General ML Knowledge Flashcards
Linear Model
A model that is specified by a linear combination of features. In other words, the outcome is dependent on the sum of inputs (predictors) and parameters (Betas)
Maximum Likelihood Estimation
A method of estimating the parameters of a model such that they maximize the likelihood that it produced that result.
F1 Score
Harmonic Mean of precision and recall
Macro Average
Simple average of accuracy/precision/recall or roc/auc
Micro Average
Weighted average of accuracy/precision/recall or roc/auc
Precision Formula
TP/(TP+FP)
Recall
TP/(TP+FN)
Bias
Refers to model accuracy – given a single input, how off it is from true prediction
Variance
Refers to model robustness – given single input what is the range of outputs that the model could predict.
Boosting
Sequential Learning where a series of weak learners are put together to make a strong learner.
Sampling without replacement. Any mis-classified data flows down to subsequent learners to be reclassified with additional weights.
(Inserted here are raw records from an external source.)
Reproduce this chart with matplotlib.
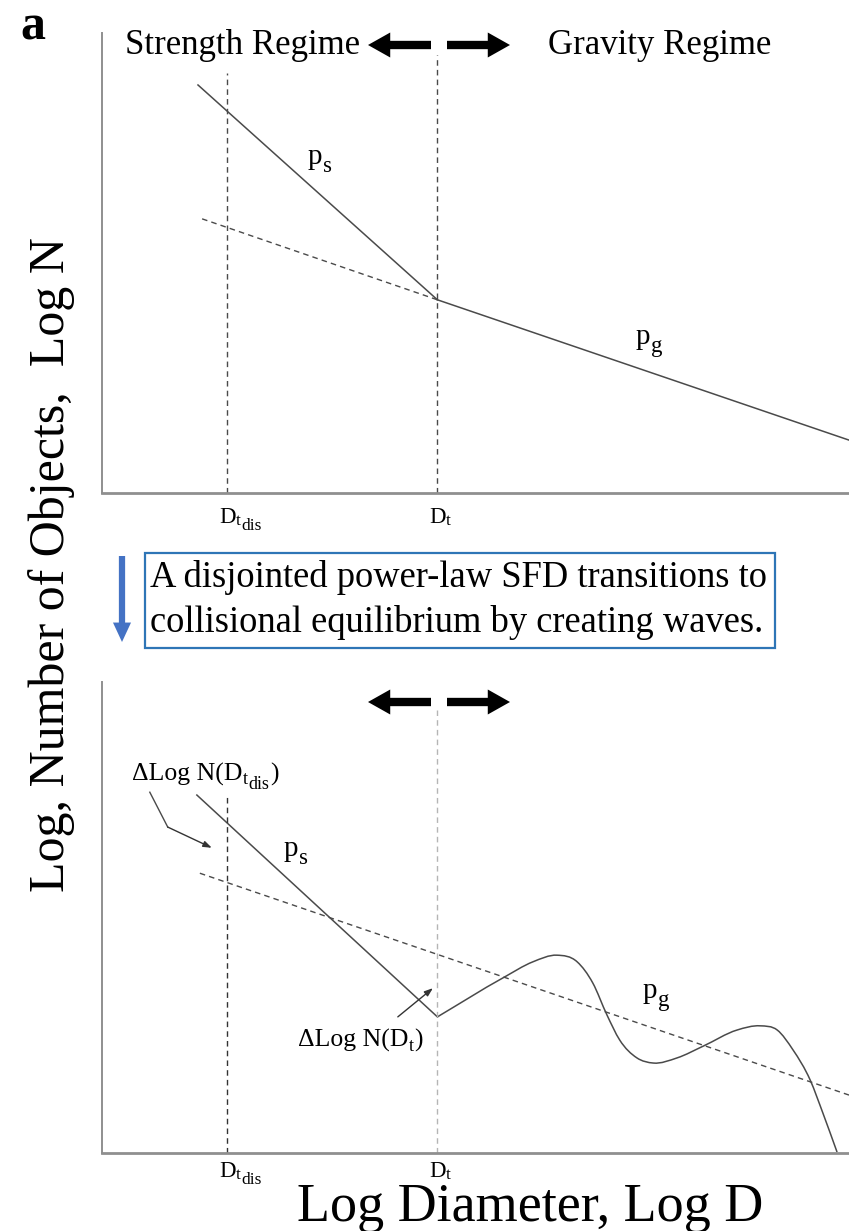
import numpy as np
import matplotlib
matplotlib.use("Agg")
import matplotlib.pyplot as plt
from matplotlib.path import Path
from matplotlib.patches import PathPatch, FancyArrowPatch, Rectangle

plt.rcParams["font.family"] = "serif"
plt.rcParams["font.serif"] = ["Liberation Serif", "DejaVu Serif"]

W, H = 849, 1231

# ---- characteristic diameters (log D) ----
D_T_DIS = 1.68
D_T = 4.49
X_MAX = 10.0

# ---- panel 1: disjointed power law ----
strength_x = [1.285, D_T]
strength_y = [8.87, 4.20]
gravity_x = [D_T, X_MAX]
gravity_y = [4.20, 1.15]
gravity_ext_x = [1.34, D_T]
gravity_ext_y = [5.96, 4.20]
top_tdis_height = 9.13
top_t_height = 9.52

# ---- panel 2: wavy collisional equilibrium ----
strength2_x = [1.27, D_T]
strength2_y = [7.60, 2.89]
wave_x = [4.49, 5.37, 5.77, 6.09, 6.36, 6.57, 6.76, 6.93, 7.16, 7.38,
          7.70, 8.05, 8.50, 8.81, 9.04, 9.25, 9.48, 9.65, 9.84]
wave_y = [2.89, 3.72, 4.06, 4.20, 4.06, 3.61, 2.93, 2.40, 2.02, 1.91,
          2.02, 2.27, 2.61, 2.70, 2.61, 2.19, 1.55, 0.85, 0.02]
trend2_x = [1.31, X_MAX]
trend2_y = [5.94, 1.23]
bot_tdis_height = 7.60
bot_t_height = 9.41

LINE = "#4a4a4a"
SPINE = "#8f8f8f"
DASH = (0, (4, 3))


def fx(px):
    return px / W


def fy(py):
    return 1 - py / H


fig = plt.figure(figsize=(W / 100, H / 100), dpi=100)
renderer = fig.canvas.get_renderer()


def text_width(s, size, weight="normal"):
    t = fig.text(0, 0, s, fontsize=size, fontweight=weight)
    w = t.get_window_extent(renderer).width
    t.remove()
    return w


def rich(x_px, base_px, pieces, gap=0.5):
    """Lay out (text, size, drop_px) pieces left to right on a baseline."""
    x = x_px
    for s, size, drop in pieces:
        fig.text(fx(x), fy(base_px + drop), s, fontsize=size,
                 ha="left", va="baseline")
        x += text_width(s, size) + gap


ax1 = fig.add_axes([fx(102), fy(493), fx(849) - fx(102), fy(33) - fy(493)])
ax2 = fig.add_axes([fx(102), fy(1153), fx(849) - fx(102), fy(682) - fy(1153)])

for ax in (ax1, ax2):
    ax.set_xlim(0, X_MAX)
    ax.set_ylim(0, 10)
    for s in ("top", "right"):
        ax.spines[s].set_visible(False)
    ax.spines["left"].set_color(SPINE)
    ax.spines["left"].set_linewidth(1.4)
    ax.spines["bottom"].set_color(SPINE)
    ax.spines["bottom"].set_linewidth(2.0)
    ax.set_yticks([])
    ax.set_xticks([])

# tick-style diameter labels, with the "D" centred on its marker line
D_SIZE, SUB_SIZE = 16.5, 12.5
for ax, base in ((ax1, 523), (ax2, 1177)):
    for xv, subs in ((D_T_DIS, [("t", 2), ("dis", 7)]), (D_T, [("t", 2)])):
        xp = ax.transData.transform((xv, 0))[0]
        pieces = [("D", D_SIZE, 0)] + [(s, SUB_SIZE, d) for s, d in subs]
        rich(xp - text_width("D", D_SIZE) / 2, base, pieces)

# panel 1 lines
ax1.plot(strength_x, strength_y, color=LINE, lw=1.1)
ax1.plot(gravity_x, gravity_y, color=LINE, lw=1.1)
ax1.plot(gravity_ext_x, gravity_ext_y, color=LINE, lw=1.0, ls=DASH)
ax1.vlines(D_T_DIS, 0, top_tdis_height, color=LINE, lw=1.0, linestyles=DASH)
ax1.vlines(D_T, 0, top_t_height, color=LINE, lw=1.0, linestyles=DASH)

# panel 2 lines
ax2.plot(strength2_x, strength2_y, color=LINE, lw=1.1)
ax2.plot(trend2_x, trend2_y, color=LINE, lw=1.0, ls=DASH)
ax2.vlines(D_T_DIS, 0, bot_tdis_height, color="#333333", lw=1.0, linestyles=DASH)
ax2.vlines(D_T, 0, bot_t_height, color="#b5b5b5", lw=1.0, linestyles=DASH)

# smooth wave: cubic Hermite in x through the sampled points, as Bezier segments
xs = np.asarray(wave_x)
ys = np.asarray(wave_y)
h = np.diff(xs)
d = np.diff(ys) / h
m = np.empty_like(xs)
m[0], m[-1] = d[0], d[-1]
m[1:-1] = (d[1:] * h[:-1] + d[:-1] * h[1:]) / (h[:-1] + h[1:])
verts = [(xs[0], ys[0])]
codes = [Path.MOVETO]
for i in range(len(xs) - 1):
    verts += [(xs[i] + h[i] / 3, ys[i] + m[i] * h[i] / 3),
              (xs[i + 1] - h[i] / 3, ys[i + 1] - m[i + 1] * h[i] / 3),
              (xs[i + 1], ys[i + 1])]
    codes += [Path.CURVE4] * 3
ax2.add_patch(PathPatch(Path(verts, codes), fill=False, edgecolor=LINE, lw=1.1))

# slope labels
P_SIZE, PSUB_SIZE = 21, 16.5
rich(308, 164, [("p", P_SIZE, 0), ("s", PSUB_SIZE, 8)])
rich(636, 344, [("p", P_SIZE, 0), ("g", PSUB_SIZE, 8)])
rich(284, 856, [("p", P_SIZE, 0), ("s", PSUB_SIZE, 8)])
rich(643, 998, [("p", P_SIZE, 0), ("g", PSUB_SIZE, 8)])

# Delta Log N annotations
A_SIZE, ASUB_SIZE = 18.5, 13
rich(132, 781, [("\u0394Log N(D", A_SIZE, 0), ("t", ASUB_SIZE, 3),
                ("dis", ASUB_SIZE, 8), (")", A_SIZE, 0)])
ax2.plot([0.64, 0.88], [7.66, 6.92], color=LINE, lw=1.0)
ax2.annotate("", xy=(1.47, 6.48), xytext=(0.88, 6.92),
             arrowprops=dict(arrowstyle="-|>,head_length=0.5,head_width=0.18",
                             color="#333333", lw=1.0, shrinkA=0, shrinkB=0))
rich(298, 1047, [("\u0394Log N(D", A_SIZE, 0), ("t", ASUB_SIZE, 4),
                 (")", A_SIZE, 0)])
ax2.annotate("", xy=(4.43, 3.50), xytext=(3.96, 2.89),
             arrowprops=dict(arrowstyle="-|>,head_length=0.5,head_width=0.18",
                             color="#333333", lw=1.0, shrinkA=0, shrinkB=0))


# regime arrows
def big_arrow(x0, x1, y, color="black", tw=6, hw=18, hl=16):
    fig.patches.append(FancyArrowPatch(
        (fx(x0), fy(y)), (fx(x1), fy(y)), transform=fig.transFigure,
        arrowstyle=f"simple,head_length={hl},head_width={hw},tail_width={tw}",
        mutation_scale=1, color=color, shrinkA=0, shrinkB=0, lw=0))


for yy in (45, 702):
    big_arrow(431, 368, yy)
    big_arrow(447, 510, yy)

fig.text(fx(125), fy(45), "Strength Regime", fontsize=25, ha="left", va="center")
fig.text(fx(548), fy(45), "Gravity Regime", fontsize=25, ha="left", va="center")

# panel tag
fig.text(fx(20), fy(28), "a", fontsize=36, fontweight="bold", ha="left", va="center")

# transition note
BLUE = "#4472C4"
fig.patches.append(FancyArrowPatch(
    (fx(122), fy(556)), (fx(122), fy(642)), transform=fig.transFigure,
    arrowstyle="simple,head_length=14,head_width=13,tail_width=4.5",
    mutation_scale=1, color=BLUE, shrinkA=0, shrinkB=0, lw=0))
fig.patches.append(Rectangle((fx(145), fy(648)), fx(775) - fx(145), fy(553) - fy(648),
                             transform=fig.transFigure, fill=False,
                             edgecolor="#2E75B6", lw=1.6))
fig.text(fx(150), fy(578), "A disjointed power-law SFD transitions to",
         fontsize=26.3, ha="left", va="center")
fig.text(fx(150), fy(622), "collisional equilibrium by creating waves.",
         fontsize=26.3, ha="left", va="center")

# axis titles
fig.text(fx(52), fy(565), "Log, Number of Objects,  Log N", fontsize=36,
         rotation=90, ha="center", va="center")
fig.text(fx(530), fy(1221), "Log Diameter, Log D", fontsize=39,
         ha="center", va="baseline")

fig.savefig("out.png", dpi=100)
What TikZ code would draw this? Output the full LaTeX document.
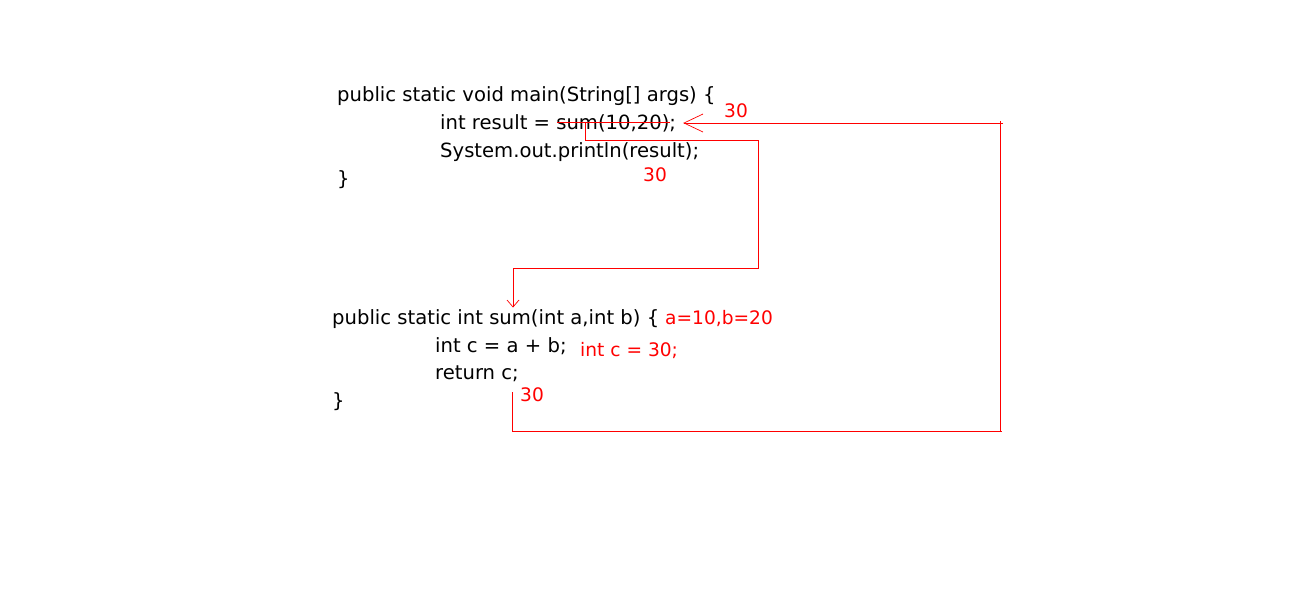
\documentclass[tikz,border=0pt]{standalone}
\usepackage{fontspec}
\setmainfont{DejaVu Sans}
\begin{document}
\begin{tikzpicture}[x=1pt,y=-1pt,
  code/.style={anchor=base west,inner sep=0pt,font=\fontsize{19.6}{19.6}\selectfont},
  note/.style={anchor=base west,inner sep=0pt,text=red,font=\fontsize{18.6}{18.6}\selectfont},
  wire/.style={draw=red,line width=0.9pt},
  openhead/.style={draw=red,line width=0.7pt}]
\useasboundingbox (0,0) rectangle (1297,600);
% main method
\node[code] (m1) at (337,101) {public static void main(String[] args) \{};
\node[code] (m2) at (440,129) {int result = sum(10,20);};
\node[code] (m3) at (440,157) {System.out.println(result);};
\node[code] (m4) at (337,185) {\}};
% sum method
\node[code] (s1) at (332,324) {public static int sum(int a,int b) \{};
\node[code] (s2) at (435,352) {int c = a + b;};
\node[code] (s3) at (435,379) {return c;};
\node[code] (s4) at (332,407) {\}};
% red notes
\node[note] (r1) at (724,117) {30};
\node[note] (r2) at (643,181) {30};
\node[note] (ab) at (665,324) {a=10,b=20};
\node[note] (ic) at (580,356) {int c = 30;};
\node[note] (r3) at (520,401) {30};
% strike
\coordinate (k1) at (557,122);
\coordinate (k2) at (670,122);
\draw[wire] (k1) -- (k2);
% call path
\coordinate (c0) at (585,122);
\coordinate (c1) at (585,140);
\coordinate (c2) at (758,140);
\coordinate (c3) at (758,268);
\coordinate (c4) at (513,268);
\coordinate (c5) at (513,307);
\draw[wire] (c0) -- (c1) -- (c2) -- (c3) -- (c4) -- (c5);
\coordinate (ca) at (507,300);
\coordinate (cb) at (519,300);
\draw[openhead] (ca) -- (c5) -- (cb);
% return path
\coordinate (t0) at (512,392);
\coordinate (t1) at (512,431);
\coordinate (t2) at (1002,431);
\coordinate (t3) at (1000,431);
\coordinate (t4) at (1000,121);
\coordinate (t5) at (1003,123);
\coordinate (t6) at (684,123);
\draw[wire] (t0) -- (t1) -- (t2);
\draw[wire] (t3) -- (t4);
\draw[wire] (t5) -- (t6);
\coordinate (ta) at (703,114);
\coordinate (tb) at (703,132);
\draw[openhead] (ta) -- (t6) -- (tb);
\end{tikzpicture}
\end{document}
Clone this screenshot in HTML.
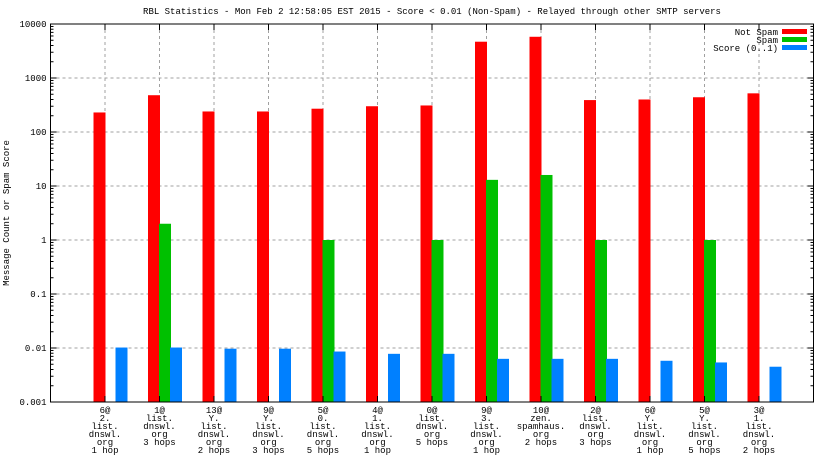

Can be prone to overfitting
Bagging
Learning through sampling with replacement.
Underfitting
High bias low variance. The model predicts consistently but incorrectly
Overfitting
Low bias high variance – The model is very sensitive to noise in data and as such predicts inconsistently.
Generative Models
P(X|Y) * P(Y) – models that learn the joint probability distribution.
eg. Naive Bayes
as opposed to Discriminative models that look at P(Y|X)
Discriminative Models
Models that look at P(Y|X) – model directly from trianing data that looks at the most likely class. Logistic regression is an example of this.